To enable the fuel transition, the APPU system will have a the capacity to operate on either kerosene or hydrogen, depending on the local fuel availability. However, the fuel and combustion properties of hydrogen are quite different from other hydrocarbon fuels. This requires a different philosophy of designing combustors. There have been different combustor types proposed for H2 combustion, like the micro-mixing concept , lean direct injection [3,4] and swirl stabilized with axial injection . While each of the concepts has its own advantages and disadvantages, none of the combustors is capable of handling more than one type of fuel. The swirl stabilized burner with axial air injection will be explored and modified further in the APPU project to be able to burn both H2 or kerosene. There are several advantages of this burner compared to other burners described above:
- The burner geometry is simpler
- The number of fuel injectors is less compared to other concepts
- The burner was successfully tested within the AHEAD project to burn on methane
To allow the burner to run on both hydrogen and kerosene, the swirl stabilized burner with axial injection will be modified in the following ways:
- Incorporation of spray nozzle for kerosene
- Boundary layer blowing for prevention of flashback through the liquid film in the pre-mixing tube
- Convergent exit section of the premixed gas in order to provide a favourable pressure gradient to the premixed air-fuel mixer.

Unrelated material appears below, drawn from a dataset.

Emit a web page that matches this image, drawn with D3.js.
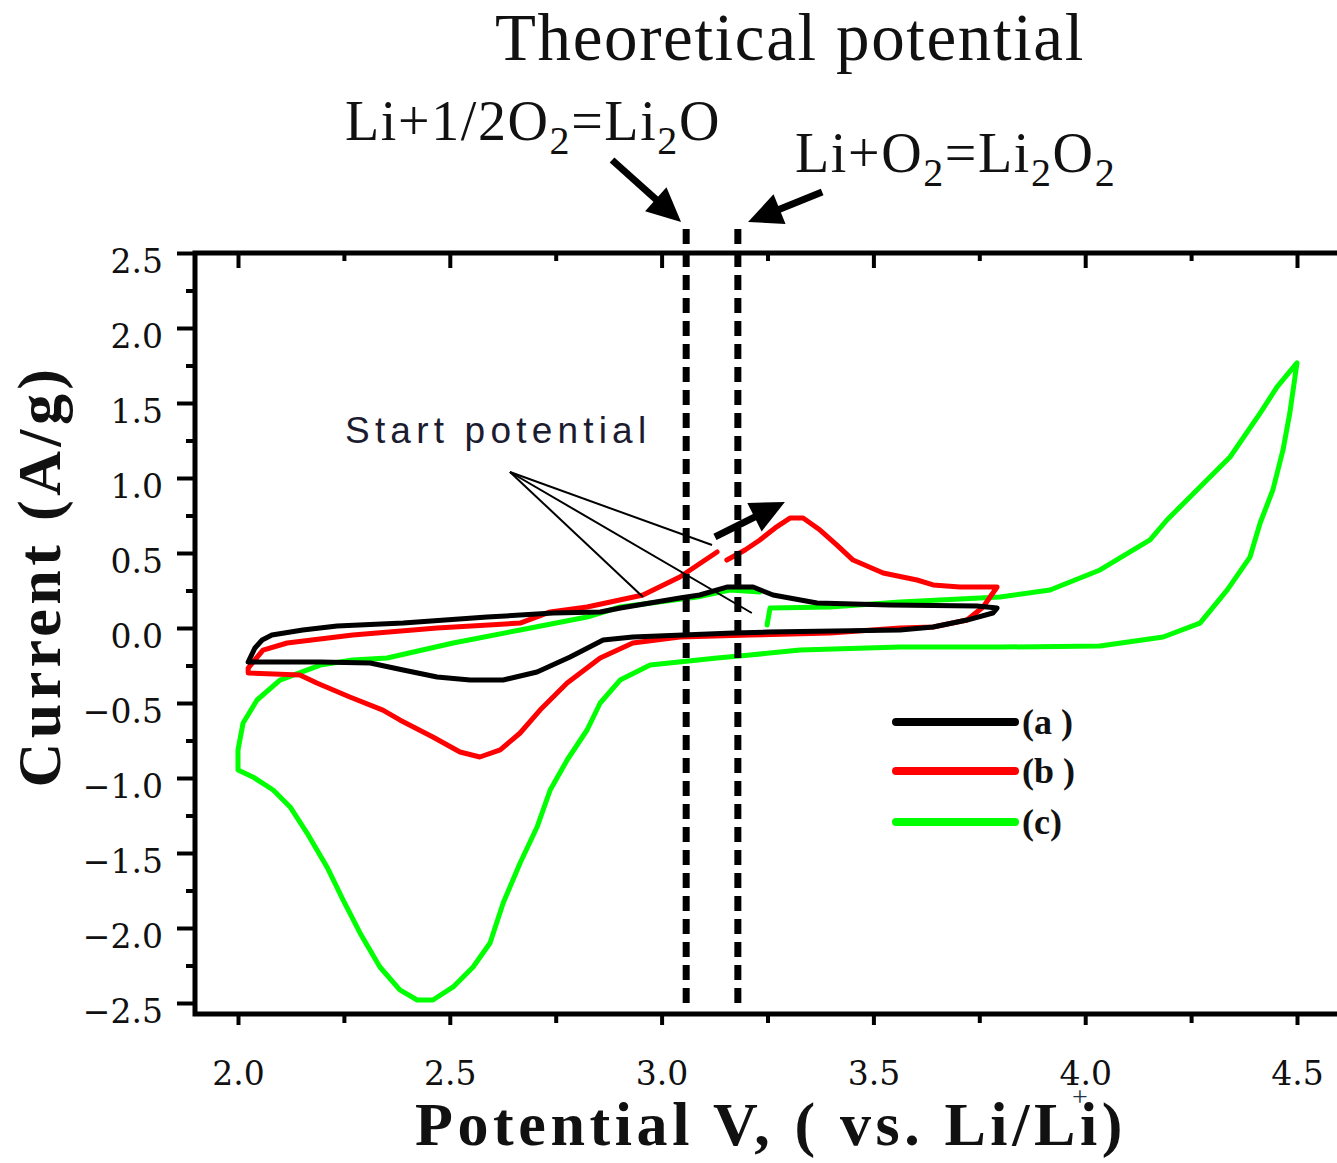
<!DOCTYPE html>
<html><head><meta charset="utf-8">
<script src="https://cdn.jsdelivr.net/npm/d3@7"></script>
<style>body{margin:0;background:#fff}</style>
</head><body>
<svg id="c" width="1337" height="1163" xmlns="http://www.w3.org/2000/svg"></svg>
<script>
// ---------- data ----------
const seriesNames = ["(a )", "(b )", "(c)"];
const seriesColors = ["#000000", "#ff0000", "#00ff00"];

// curve (a): [potential V, current A/g]
const curveA = [
  [2.024,-0.227],[2.040,-0.133],[2.057,-0.080],[2.080,-0.047],[2.153,-0.013],[2.234,0.013],
  [2.390,0.033],[2.588,0.073],[2.744,0.100],[2.855,0.107],[2.903,0.133],[3.043,0.200],
  [3.090,0.220],[3.154,0.273],[3.216,0.273],[3.263,0.220],[3.367,0.167],[3.539,0.153],
  [3.745,0.147],[3.792,0.133],[3.782,0.100],[3.721,0.053],[3.641,0.007],[3.563,-0.013],
  [3.249,-0.027],[3.169,-0.033],[2.932,-0.060],[2.862,-0.080],[2.784,-0.193],[2.706,-0.293],
  [2.626,-0.347],[2.548,-0.347],[2.470,-0.327],[2.390,-0.280],[2.312,-0.233],[2.194,-0.227],
  [2.024,-0.227]
];
// curve (b)
const curveB = [
  [3.154,0.453],[3.197,0.520],[3.232,0.587],[3.268,0.667],[3.303,0.733],[3.334,0.733],
  [3.374,0.653],[3.414,0.553],[3.452,0.453],[3.523,0.367],[3.603,0.320],[3.641,0.287],
  [3.704,0.273],[3.792,0.273],[3.759,0.140],[3.721,0.053],[3.641,0.007],[3.563,0.000],
  [3.398,-0.033],[3.209,-0.047],[3.043,-0.060],[2.932,-0.100],[2.855,-0.200],[2.777,-0.367],
  [2.713,-0.547],[2.666,-0.700],[2.619,-0.813],[2.571,-0.860],[2.524,-0.827],[2.460,-0.727],
  [2.382,-0.613],[2.342,-0.547],[2.264,-0.460],[2.186,-0.367],[2.146,-0.313],[2.024,-0.300],
  [2.024,-0.267],[2.059,-0.147],[2.116,-0.100],[2.271,-0.047],[2.470,0.000],[2.666,0.033],
  [2.737,0.107],[2.824,0.140],[2.956,0.220],[3.043,0.340],[3.131,0.507]
];
// curve (c)
const curveC = [
  [3.249,0.020],[3.256,0.133],[3.398,0.140],[3.563,0.173],[3.799,0.207],[3.917,0.253],
  [4.035,0.387],[4.153,0.587],[4.193,0.720],[4.271,0.940],[4.342,1.140],[4.413,1.433],
  [4.453,1.607],[4.500,1.767],[4.483,1.433],[4.467,1.187],[4.443,0.920],[4.413,0.700],
  [4.389,0.473],[4.335,0.253],[4.271,0.033],[4.184,-0.060],[4.035,-0.120],[3.799,-0.127],
  [3.563,-0.127],[3.327,-0.147],[3.209,-0.180],[3.131,-0.200],[2.973,-0.247],[2.902,-0.347],
  [2.855,-0.500],[2.824,-0.680],[2.777,-0.880],[2.737,-1.080],[2.706,-1.327],[2.666,-1.567],
  [2.626,-1.833],[2.595,-2.100],[2.555,-2.260],[2.508,-2.393],[2.460,-2.480],[2.423,-2.480],
  [2.382,-2.413],[2.335,-2.260],[2.288,-2.033],[2.248,-1.813],[2.210,-1.593],[2.163,-1.367],
  [2.123,-1.193],[2.083,-1.080],[2.035,-0.993],[2.000,-0.947],[2.000,-0.813],[2.012,-0.633],
  [2.045,-0.480],[2.099,-0.347],[2.194,-0.247],[2.271,-0.213],[2.352,-0.200],[2.508,-0.100],
  [2.666,-0.013],[2.824,0.073],[2.902,0.140],[3.084,0.207],[3.161,0.253],[3.232,0.240]
];
const curves = [curveA, curveB, curveC];

const xMajor = [2.0, 2.5, 3.0, 3.5, 4.0, 4.5];
const xTickLabels = ["2.0", "2.5", "3.0", "3.5", "4.0", "4.5"];
const xMinor = [2.25, 2.75, 3.25, 3.75, 4.25];
const yMajor = [2.5, 2.0, 1.5, 1.0, 0.5, 0.0, -0.5, -1.0, -1.5, -2.0, -2.5];
const yTickLabels = ["2.5","2.0","1.5","1.0","0.5","0.0","\u22120.5","\u22121.0","\u22121.5","\u22122.0","\u22122.5"];
const yMinor = [2.25, 1.75, 1.25, 0.75, 0.25, -0.25, -0.75, -1.25, -1.75, -2.25];

const theoreticalPotentials = [3.058, 3.18];  // dashed markers (V)

// annotations in data units
const arrowsThick = [
  {from:[2.883, 3.12], to:[3.046, 2.707]},
  {from:[3.379, 2.907], to:[3.204, 2.707]},
  {from:[3.126, 0.607], to:[3.291, 0.840]}
];
const startOrigin = [2.642, 1.04];
const startTargets = [[3.119, 0.553], [3.213, 0.100], [2.956, 0.207]];

// ---------- drawing ----------
const svg = d3.select("#c");
const x = d3.scaleLinear().domain([2, 4.5]).range([238, 1297]);
const y = d3.scaleLinear().domain([-2.5, 2.5]).range([1003, 253]);

const frameLeft = 195, frameTop = y(2.5), frameBottom = 1014, frameRight = 1345;

const serif = "'Liberation Serif','Times New Roman',serif";
const tickFont = "'DejaVu Serif',serif";

// curves
const line = d3.line().x(d => x(d[0])).y(d => y(d[1]));
const drawOrder = [2, 1, 0];
drawOrder.forEach(i => {
  svg.append("path").attr("d", line(curves[i]))
    .attr("fill", "none").attr("stroke", seriesColors[i])
    .attr("stroke-width", 5).attr("stroke-linejoin", "round").attr("stroke-linecap", "round");
});

// dashed vertical lines
theoreticalPotentials.forEach(v => {
  svg.append("line").attr("x1", x(v)).attr("x2", x(v))
    .attr("y1", y(2.66)).attr("y2", 1010)
    .attr("stroke", "#000").attr("stroke-width", 7).attr("stroke-dasharray", "15,8");
});

// frame
svg.append("path")
  .attr("d", `M${frameRight},${frameTop}H${frameLeft}V${frameBottom}H${frameRight}`)
  .attr("fill", "none").attr("stroke", "#000").attr("stroke-width", 5);

// axes
function styleAxis(g) {
  g.select(".domain").remove();
  g.selectAll(".tick line").attr("stroke", "#000").attr("stroke-width", 4);
  g.selectAll(".tick text").attr("fill", "#111").attr("font-family", tickFont).attr("font-size", 33);
}
const gy = svg.append("g").attr("transform", `translate(${frameLeft},0)`)
  .call(d3.axisLeft(y).tickValues(yMajor).tickFormat((d, i) => yTickLabels[i]).tickSize(18).tickPadding(14));
styleAxis(gy);
gy.selectAll(".tick text").attr("transform", "translate(0,9)");
const gyMinor = svg.append("g").attr("transform", `translate(${frameLeft},0)`)
  .call(d3.axisLeft(y).tickValues(yMinor).tickFormat("").tickSize(9));
styleAxis(gyMinor);

const gx = svg.append("g").attr("transform", `translate(0,${frameBottom})`)
  .call(d3.axisBottom(x).tickValues(xMajor).tickFormat((d, i) => xTickLabels[i]).tickSize(11).tickPadding(37));
styleAxis(gx);
const gxMinor = svg.append("g").attr("transform", `translate(0,${frameBottom})`)
  .call(d3.axisBottom(x).tickValues(xMinor).tickFormat("").tickSize(9));
styleAxis(gxMinor);

const gt = svg.append("g").attr("transform", `translate(0,${frameTop})`)
  .call(d3.axisBottom(x).tickValues(xMajor).tickFormat("").tickSize(15));
styleAxis(gt);
const gtMinor = svg.append("g").attr("transform", `translate(0,${frameTop})`)
  .call(d3.axisBottom(x).tickValues(xMinor).tickFormat("").tickSize(8));
styleAxis(gtMinor);

// axis titles
svg.append("text").attr("x", 771).attr("y", 1145).attr("text-anchor", "middle")
  .attr("font-family", serif).attr("font-weight", "bold").attr("font-size", 62)
  .attr("letter-spacing", 4.6).attr("fill", "#111")
  .text("Potential V, ( vs. Li/Li)");
svg.append("text").attr("x", 1080).attr("y", 1106).attr("text-anchor", "middle")
  .attr("font-family", serif).attr("font-size", 28).attr("fill", "#234")
  .text("+");
svg.append("text").attr("transform", "translate(60,576) rotate(-90)").attr("text-anchor", "middle")
  .attr("font-family", serif).attr("font-weight", "bold").attr("font-size", 62)
  .attr("letter-spacing", 4.4).attr("fill", "#111")
  .text("Current (A/g)");

// header texts
svg.append("text").attr("x", 790).attr("y", 60).attr("text-anchor", "middle")
  .attr("font-family", serif).attr("font-size", 67).attr("letter-spacing", 1.6).attr("fill", "#111")
  .text("Theoretical potential");

function formula(xPos, yPos, parts) {
  const t = svg.append("text").attr("x", xPos).attr("y", yPos)
    .attr("font-family", serif).attr("font-size", 56).attr("letter-spacing", 1.6).attr("fill", "#111");
  parts.forEach(p => {
    if (p.sub) t.append("tspan").attr("font-size", 40).attr("dy", 14).text(p.t);
    else t.append("tspan").attr("dy", p.up ? -14 : 0).text(p.t);
  });
}
formula(345, 140, [{t:"Li+1/2O"},{t:"2",sub:true},{t:"=Li",up:true},{t:"2",sub:true},{t:"O",up:true}]);
formula(795, 172, [{t:"Li+O"},{t:"2",sub:true},{t:"=Li",up:true},{t:"2",sub:true},{t:"O",up:true},{t:"2",sub:true}]);

svg.append("text").attr("x", 345).attr("y", 443)
  .attr("font-family", "'Liberation Sans',Arial,sans-serif").attr("font-size", 37)
  .attr("letter-spacing", 5.2).attr("fill", "#1c1c30")
  .text("Start potential");

// thin pointer lines
startTargets.forEach(t => {
  svg.append("line").attr("x1", x(startOrigin[0])).attr("y1", y(startOrigin[1]))
    .attr("x2", x(t[0])).attr("y2", y(t[1]))
    .attr("stroke", "#000").attr("stroke-width", 2);
});

// thick arrows
function arrow(a) {
  const x1 = x(a.from[0]), y1 = y(a.from[1]), x2 = x(a.to[0]), y2 = y(a.to[1]);
  const dx = x2 - x1, dy = y2 - y1, len = Math.hypot(dx, dy);
  const ux = dx / len, uy = dy / len, L = 34, W = 16;
  const bx = x2 - ux * L, by = y2 - uy * L;
  svg.append("line").attr("x1", x1).attr("y1", y1).attr("x2", bx + ux * 4).attr("y2", by + uy * 4)
    .attr("stroke", "#000").attr("stroke-width", 7);
  svg.append("polygon")
    .attr("points", `${x2},${y2} ${bx - uy * W},${by + ux * W} ${bx + uy * W},${by - ux * W}`)
    .attr("fill", "#000");
}
arrowsThick.forEach(arrow);

// legend
const legendY = [722, 771, 822];
seriesNames.forEach((n, i) => {
  svg.append("line").attr("x1", 896).attr("x2", 1015).attr("y1", legendY[i]).attr("y2", legendY[i])
    .attr("stroke", seriesColors[i]).attr("stroke-width", 8).attr("stroke-linecap", "round");
  svg.append("text").attr("x", 1022).attr("y", legendY[i] + 12)
    .attr("font-family", serif).attr("font-weight", "bold").attr("font-size", 36).attr("fill", "#111")
    .text(n);
});
</script>
</body></html>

The proposed modifications will be analysed by numerical simulation to investigate the effect of geometrical parameters on the fuel-air mixing and the pressure-gradients within the boundary layer in order to check the flash-back propensity of the design. The modified combustor will be tested experimentally in the combustion lab of TU Delft.
Boundary Layer Ingestion
One of the main technological pathways adopted engine manufacturers to reduce engine fuel consumption is the increase in the engine bypass ratio (BPR). However, there are several challenges that must be overcome when increasing the BPR further, such as an increase in engine and nacelle weight, increase in nacelle & installation drag, smaller ground clearance and adverse effect on aircraft stability. Nevertheless, instead of aiming at higher BPR, other techniques for increasing the engine propulsive efficiency are available such as Boundary layer ingestion (BLI). The BLI is a novel aircraft engine integration technique which can offer several benefits  as listed below :
- Reduction of velocity deficit in the aircraft wake as well as a reduction in the propulsor wake, thereby reducing aircraft drag and also increasing the propulsive efficiency.
- Aircraft level benefits include possible total weight and drag reduction due to the smaller / integrated nacelles.
- Smaller yaw control surfaces and vertical stabilizers due to closer spacing of propulsor and fuselage symmetry plane.
However incorporating BLI in an actual aircraft requires substantial changes in the aircraft architecture and associated propulsion systems, as has been shown by the previous studies . These requirements complicate the implementation of BLI in an aircraft in the near future. In the APPU project, the aforementioned challenges of incorporating BLI in the aircraft design will be avoided since:
- The BLI propulsor will be mechanically powered by the APPU, removing the need for additional sub-systems that introduce weight and efficiency penalties
- Open-rotor design. Not including a nacelle or propeller shrouding will reduce weight and drag.
By not including a shrouding of the propeller, the noise of the BLI propulsor is not shielded and could potentially increase the aircraft noise level. However, by careful design (i.e. lower disc loading) and optimization of the BLI propeller and the empennage (i.e. wake blowing), these challenges should be addressed.